▶ Dataset excerpt:
··········

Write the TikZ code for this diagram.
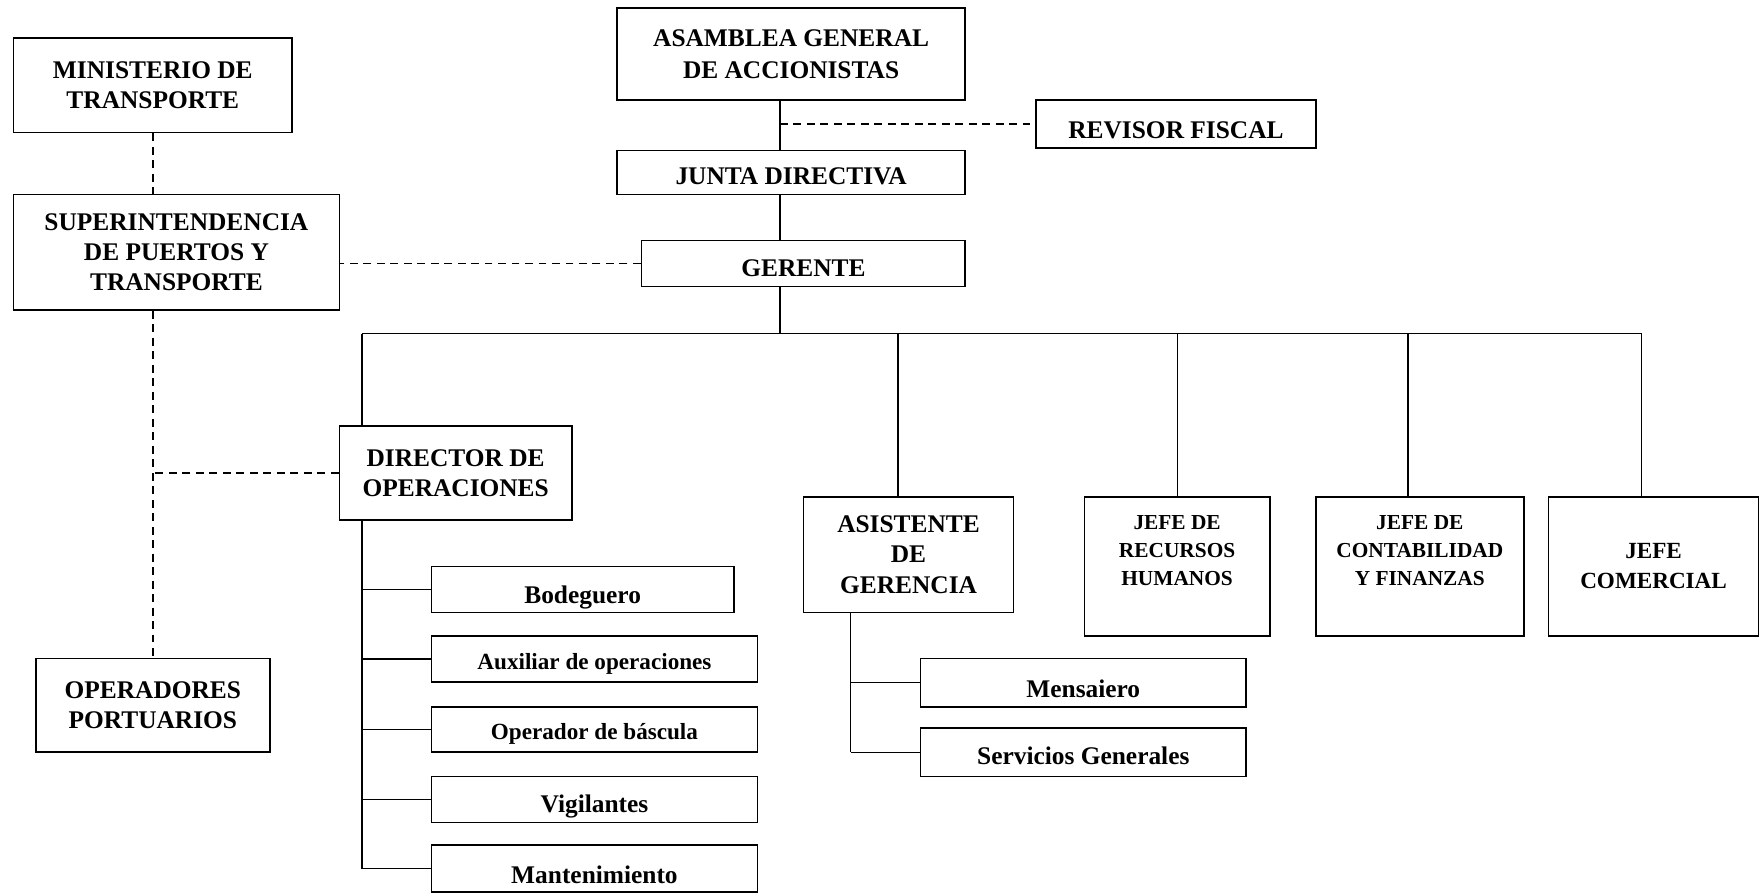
\documentclass[tikz,border=0pt]{standalone}
\usepackage{fontspec}
\setmainfont{Liberation Serif}
\newcommand\fbig{\bfseries\fontsize{11.3pt}{13.5pt}\selectfont}
\newcommand\fasm{\bfseries\fontsize{11.3pt}{14.2pt}\selectfont}
\newcommand\fmid{\bfseries\fontsize{10.3pt}{12.5pt}\selectfont}
\newcommand\fsml{\bfseries\fontsize{9.5pt}{12.6pt}\selectfont}
\newcommand\fcom{\bfseries\fontsize{10.3pt}{13.4pt}\selectfont}
\begin{document}
\begin{tikzpicture}[x=0.5pt,y=-0.5pt,
  box/.style={draw, line width=0.75pt, inner sep=0pt, align=center, font=\fbig},
  conn/.style={line width=0.6pt},
  dconn/.style={line width=0.6pt, dash pattern=on 3.5pt off 2.5pt}]
\useasboundingbox (0,0) rectangle (1568,795);

% left column
\node[box, minimum width=124pt, minimum height=42pt] (min) at (136,76) {MINISTERIO DE\\TRANSPORTE};
\node[box, minimum width=145pt, minimum height=51.5pt] (sup) at (157,224.5) {SUPERINTENDENCIA\\DE PUERTOS Y\\TRANSPORTE};
\node[box, minimum width=104pt, minimum height=41.5pt] (ope) at (136,627.5) {OPERADORES\\PORTUARIOS};

% top spine
\node[box, font=\fasm, minimum width=155pt, minimum height=41pt] (asm) at (704,48) {ASAMBLEA GENERAL\\DE ACCIONISTAS};
\node[box, minimum width=124.5pt, minimum height=21.5pt, text height=12.9pt, text depth=0pt] (rev) at (1046.5,110.5) {REVISOR FISCAL};
\node[box, minimum width=155pt, minimum height=19.5pt, text height=10.9pt, text depth=0pt] (jun) at (704,153.5) {JUNTA DIRECTIVA};
\node[box, minimum width=144pt, minimum height=20.5pt, text height=11.9pt, text depth=0pt] (ger) at (715,234.5) {GERENTE};

% second level
\node[box, minimum width=103.5pt, minimum height=42pt] (dir) at (405.5,421) {DIRECTOR DE\\OPERACIONES};
\node[box, minimum width=93.5pt, minimum height=51.5pt] (asi) at (808.5,493.5) {ASISTENTE\\DE\\GERENCIA};
\node[box, font=\fsml, minimum width=82.5pt, minimum height=62pt] (jrh) at (1047.5,504) {JEFE DE\\RECURSOS\\HUMANOS\\[1.4pt]\mbox{}};
\node[box, font=\fsml, minimum width=92.5pt, minimum height=62pt] (jco) at (1263.5,504) {JEFE DE\\CONTABILIDAD\\Y FINANZAS\\[1.4pt]\mbox{}};
\node[box, font=\fcom, minimum width=93.5pt, minimum height=62pt] (jcm) at (1471.5,504) {JEFE\\COMERCIAL};

% operations staff
\node[box, minimum width=134.5pt, minimum height=20.5pt, text height=12.9pt, text depth=0pt] (bod) at (518.5,524.5) {Bodeguero};
\node[box, font=\fmid, minimum width=145pt, minimum height=20.5pt, text height=9.3pt, text depth=0pt] (aux) at (529,586.5) {Auxiliar de operaciones};
\node[box, font=\fmid, minimum width=145pt, minimum height=20pt, text height=8.8pt, text depth=0pt] (bas) at (529,649) {Operador de báscula};
\node[box, minimum width=145pt, minimum height=20.5pt, text height=11.9pt, text depth=0pt] (vig) at (529,711.5) {Vigilantes};
\node[box, minimum width=145pt, minimum height=21pt, text height=13.4pt, text depth=0pt] (man) at (529,773) {Mantenimiento};

% assistant staff
\node[box, minimum width=145pt, minimum height=21.5pt, text height=12.9pt, text depth=0pt] (men) at (964,607.5) {Mensaiero};
\node[box, minimum width=145pt, minimum height=21.5pt, text height=10.9pt, text depth=0pt] (ser) at (964,669.5) {Servicios Generales};

% coordinates
\coordinate (sp) at (694,0);
\coordinate (busL) at (322,297);
\coordinate (b2) at (799,297);
\coordinate (b3) at (1048,297);
\coordinate (b4) at (1253,297);
\coordinate (busR) at (1461,297);
\coordinate (asp) at (757,0);

% solid connectors
\draw[conn] (asm.south -| sp) -- (jun.north -| sp);
\draw[conn] (jun.south -| sp) -- (ger.north -| sp);
\draw[conn] (ger.south -| sp) -- (sp |- busL);
\draw[conn] (busL) -- (busR);
\draw[conn] (busL) -- (dir.north -| busL);
\draw[conn] (b2) -- (asi.north -| b2);
\draw[conn] (b3) -- (jrh.north -| b3);
\draw[conn] (b4) -- (jco.north -| b4);
\draw[conn] (busR) -- (jcm.north -| busR);

\draw[conn] (dir.south -| busL) -- (man.west -| busL);
\foreach \n in {bod,aux,bas,vig,man}
  \draw[conn] (\n.west -| busL) -- (\n.west);

\draw[conn] (asi.south -| asp) -- (ser.west -| asp);
\foreach \n in {men,ser}
  \draw[conn] (\n.west -| asp) -- (\n.west);

% dashed connectors
\draw[dconn] (rev.west -| sp) -- (rev.west);
\draw[dconn] (ger.west) -- (ger.west -| sup.east);
\draw[dconn] (min.south) -- (min.south |- sup.north);
\draw[dconn] (sup.south -| ope.north) -- (ope.north);
\draw[dconn] (dir.west) -- (dir.west -| ope.north);
\end{tikzpicture}
\end{document}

··········

Omit any images, then output the listing exactly.

▶ In response:
Write the TikZ code for this diagram.
\documentclass[tikz,border=0pt]{standalone}
\usepackage{fontspec}
\setmainfont{Liberation Serif}
\newcommand\fbig{\bfseries\fontsize{11.3pt}{13.5pt}\selectfont}
\newcommand\fasm{\bfseries\fontsize{11.3pt}{14.2pt}\selectfont}
\newcommand\fmid{\bfseries\fontsize{10.3pt}{12.5pt}\selectfont}
\newcommand\fsml{\bfseries\fontsize{9.5pt}{12.6pt}\selectfont}
\newcommand\fcom{\bfseries\fontsize{10.3pt}{13.4pt}\selectfont}
\begin{document}
\begin{tikzpicture}[x=0.5pt,y=-0.5pt,
  box/.style={draw, line width=0.75pt, inner sep=0pt, align=center, font=\fbig},
  conn/.style={line width=0.6pt},
  dconn/.style={line width=0.6pt, dash pattern=on 3.5pt off 2.5pt}]
\useasboundingbox (0,0) rectangle (1568,795);

% left column
\node[box, minimum width=124pt, minimum height=42pt] (min) at (136,76) {MINISTERIO DE\\TRANSPORTE};
\node[box, minimum width=145pt, minimum height=51.5pt] (sup) at (157,224.5) {SUPERINTENDENCIA\\DE PUERTOS Y\\TRANSPORTE};
\node[box, minimum width=104pt, minimum height=41.5pt] (ope) at (136,627.5) {OPERADORES\\PORTUARIOS};

% top spine
\node[box, font=\fasm, minimum width=155pt, minimum height=41pt] (asm) at (704,48) {ASAMBLEA GENERAL\\DE ACCIONISTAS};
\node[box, minimum width=124.5pt, minimum height=21.5pt, text height=12.9pt, text depth=0pt] (rev) at (1046.5,110.5) {REVISOR FISCAL};
\node[box, minimum width=155pt, minimum height=19.5pt, text height=10.9pt, text depth=0pt] (jun) at (704,153.5) {JUNTA DIRECTIVA};
\node[box, minimum width=144pt, minimum height=20.5pt, text height=11.9pt, text depth=0pt] (ger) at (715,234.5) {GERENTE};

% second level
\node[box, minimum width=103.5pt, minimum height=42pt] (dir) at (405.5,421) {DIRECTOR DE\\OPERACIONES};
\node[box, minimum width=93.5pt, minimum height=51.5pt] (asi) at (808.5,493.5) {ASISTENTE\\DE\\GERENCIA};
\node[box, font=\fsml, minimum width=82.5pt, minimum height=62pt] (jrh) at (1047.5,504) {JEFE DE\\RECURSOS\\HUMANOS\\[1.4pt]\mbox{}};
\node[box, font=\fsml, minimum width=92.5pt, minimum height=62pt] (jco) at (1263.5,504) {JEFE DE\\CONTABILIDAD\\Y FINANZAS\\[1.4pt]\mbox{}};
\node[box, font=\fcom, minimum width=93.5pt, minimum height=62pt] (jcm) at (1471.5,504) {JEFE\\COMERCIAL};

% operations staff
\node[box, minimum width=134.5pt, minimum height=20.5pt, text height=12.9pt, text depth=0pt] (bod) at (518.5,524.5) {Bodeguero};
\node[box, font=\fmid, minimum width=145pt, minimum height=20.5pt, text height=9.3pt, text depth=0pt] (aux) at (529,586.5) {Auxiliar de operaciones};
\node[box, font=\fmid, minimum width=145pt, minimum height=20pt, text height=8.8pt, text depth=0pt] (bas) at (529,649) {Operador de báscula};
\node[box, minimum width=145pt, minimum height=20.5pt, text height=11.9pt, text depth=0pt] (vig) at (529,711.5) {Vigilantes};
\node[box, minimum width=145pt, minimum height=21pt, text height=13.4pt, text depth=0pt] (man) at (529,773) {Mantenimiento};

% assistant staff
\node[box, minimum width=145pt, minimum height=21.5pt, text height=12.9pt, text depth=0pt] (men) at (964,607.5) {Mensaiero};
\node[box, minimum width=145pt, minimum height=21.5pt, text height=10.9pt, text depth=0pt] (ser) at (964,669.5) {Servicios Generales};

% coordinates
\coordinate (sp) at (694,0);
\coordinate (busL) at (322,297);
\coordinate (b2) at (799,297);
\coordinate (b3) at (1048,297);
\coordinate (b4) at (1253,297);
\coordinate (busR) at (1461,297);
\coordinate (asp) at (757,0);

% solid connectors
\draw[conn] (asm.south -| sp) -- (jun.north -| sp);
\draw[conn] (jun.south -| sp) -- (ger.north -| sp);
\draw[conn] (ger.south -| sp) -- (sp |- busL);
\draw[conn] (busL) -- (busR);
\draw[conn] (busL) -- (dir.north -| busL);
\draw[conn] (b2) -- (asi.north -| b2);
\draw[conn] (b3) -- (jrh.north -| b3);
\draw[conn] (b4) -- (jco.north -| b4);
\draw[conn] (busR) -- (jcm.north -| busR);

\draw[conn] (dir.south -| busL) -- (man.west -| busL);
\foreach \n in {bod,aux,bas,vig,man}
  \draw[conn] (\n.west -| busL) -- (\n.west);

\draw[conn] (asi.south -| asp) -- (ser.west -| asp);
\foreach \n in {men,ser}
  \draw[conn] (\n.west -| asp) -- (\n.west);

% dashed connectors
\draw[dconn] (rev.west -| sp) -- (rev.west);
\draw[dconn] (ger.west) -- (ger.west -| sup.east);
\draw[dconn] (min.south) -- (min.south |- sup.north);
\draw[dconn] (sup.south -| ope.north) -- (ope.north);
\draw[dconn] (dir.west) -- (dir.west -| ope.north);
\end{tikzpicture}
\end{document}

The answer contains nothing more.